> REQUIREMENTS: Transcribe the material verbatim in full; the pictures do not belong in the copy.

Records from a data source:
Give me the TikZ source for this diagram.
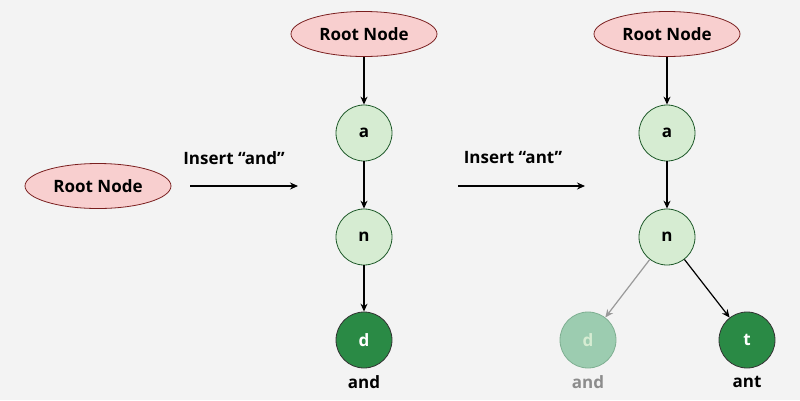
\documentclass[tikz,border=0pt]{standalone}
\usepackage{fontspec}
\setmainfont{Open Sans}
\usetikzlibrary{shapes.geometric,arrows.meta}
\definecolor{bg}{HTML}{F3F3F3}
\definecolor{pinkf}{HTML}{F8CFCF}
\definecolor{pinkd}{HTML}{7A1F1F}
\definecolor{lgf}{HTML}{D6ECD2}
\definecolor{lgd}{HTML}{1F5A2A}
\definecolor{dg}{HTML}{2A8A45}
\definecolor{fadef}{HTML}{9CCCB0}
\definecolor{faded}{HTML}{7FAF92}
\begin{document}
\begin{tikzpicture}[x=1pt,y=-1pt,
  every node/.style={font=\fontsize{17}{20}\selectfont\bfseries},
  rootn/.style={ellipse,draw=pinkd,fill=pinkf,line width=0.8pt,minimum width=146pt,minimum height=45pt,inner sep=0pt},
  lnode/.style={circle,draw=lgd,fill=lgf,line width=0.8pt,minimum size=56pt,inner sep=0pt},
  dnode/.style={circle,draw=black!80,fill=dg,text=white,line width=0.8pt,minimum size=56pt,inner sep=0pt},
  fnode/.style={circle,draw=faded,fill=fadef,text=lgf,line width=0.8pt,minimum size=56pt,inner sep=0pt},
  arr/.style={-{Stealth[length=8pt,width=7pt]},line width=1.2pt},
  farr/.style={arr,draw=black!40},
  lbl/.style={font=\fontsize{17}{20}\selectfont\bfseries}]
\fill[bg] (0,0) rectangle (800,400);
\useasboundingbox (0,0) rectangle (800,400);
\node[rootn] (r0) at (98,186) {Root Node};
\coordinate (h1s) at (190,186); \coordinate (h1e) at (298,186);
\draw[arr] (h1s) -- (h1e);
\node[lbl] (l1) at (234,158) {Insert “and”};
\node[rootn] (r1) at (364,34) {Root Node};
\node[lnode] (a1) at (364,133) {a};
\node[lnode] (n1) at (364,237) {n};
\node[dnode] (d1) at (364,340) {d};
\node[lbl] (w1) at (364,382) {and};
\draw[arr] (r1) -- (a1);
\draw[arr] (a1) -- (n1);
\draw[arr] (n1) -- (d1);
\coordinate (h2s) at (458,186); \coordinate (h2e) at (585,186);
\draw[arr] (h2s) -- (h2e);
\node[lbl] (l2) at (513,158) {Insert “ant”};
\node[rootn] (r2) at (667,34) {Root Node};
\node[lnode] (a2) at (667,133) {a};
\node[lnode] (n2) at (667,237) {n};
\node[fnode] (d2) at (588,340) {d};
\node[dnode] (t2) at (747,340) {t};
\node[lbl,text=black!45] (w2) at (588,382) {and};
\node[lbl] (w3) at (747,382) {ant};
\draw[arr] (r2) -- (a2);
\draw[arr] (a2) -- (n2);
\draw[farr] (n2) -- (d2);
\draw[arr] (n2) -- (t2);
\end{tikzpicture}
\end{document}
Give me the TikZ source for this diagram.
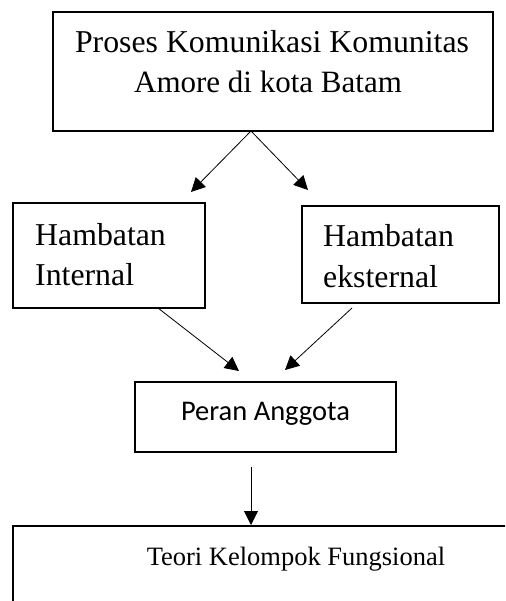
\documentclass[tikz,border=0pt]{standalone}
\usepackage{fontspec}
\setmainfont{Liberation Serif}
\newfontfamily\calib{Carlito}
\usetikzlibrary{arrows.meta}
\begin{document}
\begin{tikzpicture}[x=1pt,y=-1pt,
  boxline/.style={draw=black,line width=2pt},
  txt/.style={inner sep=0pt,anchor=base west},
  conn/.style={line width=0.8pt,-{Triangle[length=14pt,width=14pt]}}]
\useasboundingbox (0,0) rectangle (505,601);
\clip (0,0) rectangle (505,601);
% boxes
\path[boxline] (53,12) rectangle (493,131);
\node[inner sep=0pt] (top) at (273,71.5) [minimum width=440pt,minimum height=119pt] {};
\path[boxline] (13,203) rectangle (205,308);
\node[inner sep=0pt] (hint) at (109,255.5) [minimum width=192pt,minimum height=105pt] {};
\path[boxline] (302,206) rectangle (499,303);
\node[inner sep=0pt] (heks) at (400.5,254.5) [minimum width=197pt,minimum height=97pt] {};
\path[boxline] (135,382) rectangle (396,452);
\node[inner sep=0pt] (peran) at (265.5,417) [minimum width=261pt,minimum height=70pt] {};
\path[boxline] (13,526) rectangle (520,640);
\node[inner sep=0pt] (teori) at (266.5,583) [minimum width=507pt,minimum height=114pt] {};
% texts
\node[inner sep=0pt,anchor=base] (t1) at (272,53) {\fontsize{31.8}{40}\selectfont Proses Komunikasi Komunitas};
\node[inner sep=0pt,anchor=base] (t2) at (268,93) {\fontsize{31}{40}\selectfont Amore di kota Batam};
\node[txt] (t3) at (35,245) {\fontsize{31.8}{40}\selectfont Hambatan};
\node[txt] (t4) at (35,285) {\fontsize{31.8}{40}\selectfont Internal};
\node[txt] (t5) at (323,247) {\fontsize{31.8}{40}\selectfont Hambatan};
\node[txt] (t6) at (323,287) {\fontsize{31.8}{40}\selectfont eksternal};
\node[inner sep=0pt,anchor=base] (t7) at (265.5,420) {\calib\fontsize{28.5}{34}\selectfont Peran Anggota};
\node[inner sep=0pt,anchor=base] (t8) at (296,565) {\fontsize{26.5}{34}\selectfont Teori Kelompok Fungsional};
% connector points
\coordinate (s1) at (251,131);
\coordinate (e1) at (191,192);
\coordinate (e2) at (308,190);
\coordinate (s3) at (158,308);
\coordinate (e3) at (239,371);
\coordinate (s4) at (352,308);
\coordinate (e4) at (285,370);
\coordinate (s5) at (251,467);
\coordinate (e5) at (251,525);
\draw[conn] (s1) -- (e1);
\draw[conn] (s1) -- (e2);
\draw[conn] (s3) -- (e3);
\draw[conn] (s4) -- (e4);
\draw[conn] (s5) -- (e5);
\end{tikzpicture}
\end{document}
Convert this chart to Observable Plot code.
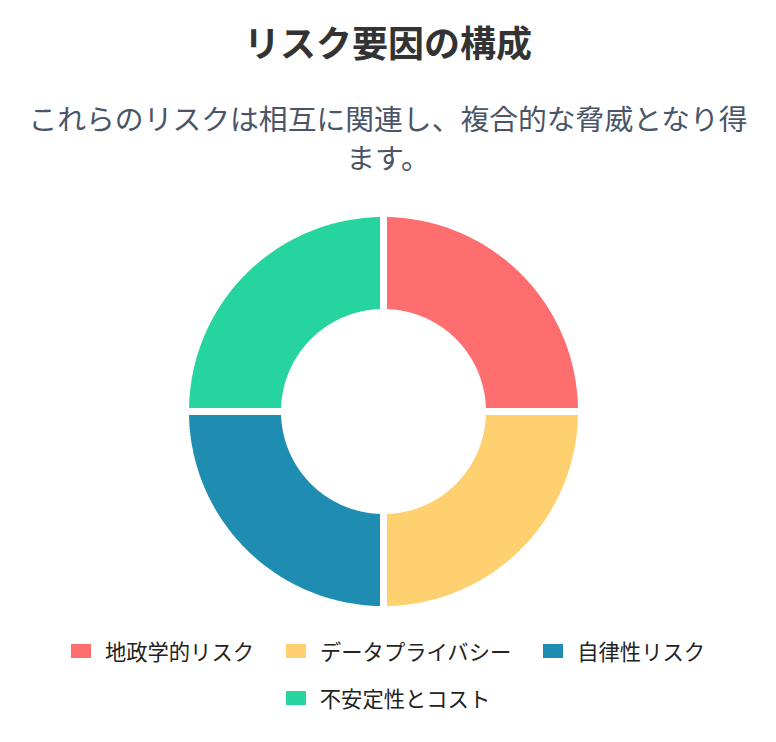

> SOLUTION:
Give me the TikZ source for this diagram.
\documentclass[tikz,border=0pt]{standalone}
\usepackage{fontspec}
\setmainfont{Open Sans}
\usetikzlibrary{shapes.geometric,arrows.meta}
\definecolor{bg}{HTML}{F3F3F3}
\definecolor{pinkf}{HTML}{F8CFCF}
\definecolor{pinkd}{HTML}{7A1F1F}
\definecolor{lgf}{HTML}{D6ECD2}
\definecolor{lgd}{HTML}{1F5A2A}
\definecolor{dg}{HTML}{2A8A45}
\definecolor{fadef}{HTML}{9CCCB0}
\definecolor{faded}{HTML}{7FAF92}
\begin{document}
\begin{tikzpicture}[x=1pt,y=-1pt,
  every node/.style={font=\fontsize{17}{20}\selectfont\bfseries},
  rootn/.style={ellipse,draw=pinkd,fill=pinkf,line width=0.8pt,minimum width=146pt,minimum height=45pt,inner sep=0pt},
  lnode/.style={circle,draw=lgd,fill=lgf,line width=0.8pt,minimum size=56pt,inner sep=0pt},
  dnode/.style={circle,draw=black!80,fill=dg,text=white,line width=0.8pt,minimum size=56pt,inner sep=0pt},
  fnode/.style={circle,draw=faded,fill=fadef,text=lgf,line width=0.8pt,minimum size=56pt,inner sep=0pt},
  arr/.style={-{Stealth[length=8pt,width=7pt]},line width=1.2pt},
  farr/.style={arr,draw=black!40},
  lbl/.style={font=\fontsize{17}{20}\selectfont\bfseries}]
\fill[bg] (0,0) rectangle (800,400);
\useasboundingbox (0,0) rectangle (800,400);
\node[rootn] (r0) at (98,186) {Root Node};
\coordinate (h1s) at (190,186); \coordinate (h1e) at (298,186);
\draw[arr] (h1s) -- (h1e);
\node[lbl] (l1) at (234,158) {Insert “and”};
\node[rootn] (r1) at (364,34) {Root Node};
\node[lnode] (a1) at (364,133) {a};
\node[lnode] (n1) at (364,237) {n};
\node[dnode] (d1) at (364,340) {d};
\node[lbl] (w1) at (364,382) {and};
\draw[arr] (r1) -- (a1);
\draw[arr] (a1) -- (n1);
\draw[arr] (n1) -- (d1);
\coordinate (h2s) at (458,186); \coordinate (h2e) at (585,186);
\draw[arr] (h2s) -- (h2e);
\node[lbl] (l2) at (513,158) {Insert “ant”};
\node[rootn] (r2) at (667,34) {Root Node};
\node[lnode] (a2) at (667,133) {a};
\node[lnode] (n2) at (667,237) {n};
\node[fnode] (d2) at (588,340) {d};
\node[dnode] (t2) at (747,340) {t};
\node[lbl,text=black!45] (w2) at (588,382) {and};
\node[lbl] (w3) at (747,382) {ant};
\draw[arr] (r2) -- (a2);
\draw[arr] (a2) -- (n2);
\draw[farr] (n2) -- (d2);
\draw[arr] (n2) -- (t2);
\end{tikzpicture}
\end{document}
Give me the TikZ source for this diagram.
\documentclass[tikz,border=0pt]{standalone}
\usepackage{fontspec}
\setmainfont{Liberation Serif}
\newfontfamily\calib{Carlito}
\usetikzlibrary{arrows.meta}
\begin{document}
\begin{tikzpicture}[x=1pt,y=-1pt,
  boxline/.style={draw=black,line width=2pt},
  txt/.style={inner sep=0pt,anchor=base west},
  conn/.style={line width=0.8pt,-{Triangle[length=14pt,width=14pt]}}]
\useasboundingbox (0,0) rectangle (505,601);
\clip (0,0) rectangle (505,601);
% boxes
\path[boxline] (53,12) rectangle (493,131);
\node[inner sep=0pt] (top) at (273,71.5) [minimum width=440pt,minimum height=119pt] {};
\path[boxline] (13,203) rectangle (205,308);
\node[inner sep=0pt] (hint) at (109,255.5) [minimum width=192pt,minimum height=105pt] {};
\path[boxline] (302,206) rectangle (499,303);
\node[inner sep=0pt] (heks) at (400.5,254.5) [minimum width=197pt,minimum height=97pt] {};
\path[boxline] (135,382) rectangle (396,452);
\node[inner sep=0pt] (peran) at (265.5,417) [minimum width=261pt,minimum height=70pt] {};
\path[boxline] (13,526) rectangle (520,640);
\node[inner sep=0pt] (teori) at (266.5,583) [minimum width=507pt,minimum height=114pt] {};
% texts
\node[inner sep=0pt,anchor=base] (t1) at (272,53) {\fontsize{31.8}{40}\selectfont Proses Komunikasi Komunitas};
\node[inner sep=0pt,anchor=base] (t2) at (268,93) {\fontsize{31}{40}\selectfont Amore di kota Batam};
\node[txt] (t3) at (35,245) {\fontsize{31.8}{40}\selectfont Hambatan};
\node[txt] (t4) at (35,285) {\fontsize{31.8}{40}\selectfont Internal};
\node[txt] (t5) at (323,247) {\fontsize{31.8}{40}\selectfont Hambatan};
\node[txt] (t6) at (323,287) {\fontsize{31.8}{40}\selectfont eksternal};
\node[inner sep=0pt,anchor=base] (t7) at (265.5,420) {\calib\fontsize{28.5}{34}\selectfont Peran Anggota};
\node[inner sep=0pt,anchor=base] (t8) at (296,565) {\fontsize{26.5}{34}\selectfont Teori Kelompok Fungsional};
% connector points
\coordinate (s1) at (251,131);
\coordinate (e1) at (191,192);
\coordinate (e2) at (308,190);
\coordinate (s3) at (158,308);
\coordinate (e3) at (239,371);
\coordinate (s4) at (352,308);
\coordinate (e4) at (285,370);
\coordinate (s5) at (251,467);
\coordinate (e5) at (251,525);
\draw[conn] (s1) -- (e1);
\draw[conn] (s1) -- (e2);
\draw[conn] (s3) -- (e3);
\draw[conn] (s4) -- (e4);
\draw[conn] (s5) -- (e5);
\end{tikzpicture}
\end{document}
Convert this chart to Observable Plot code.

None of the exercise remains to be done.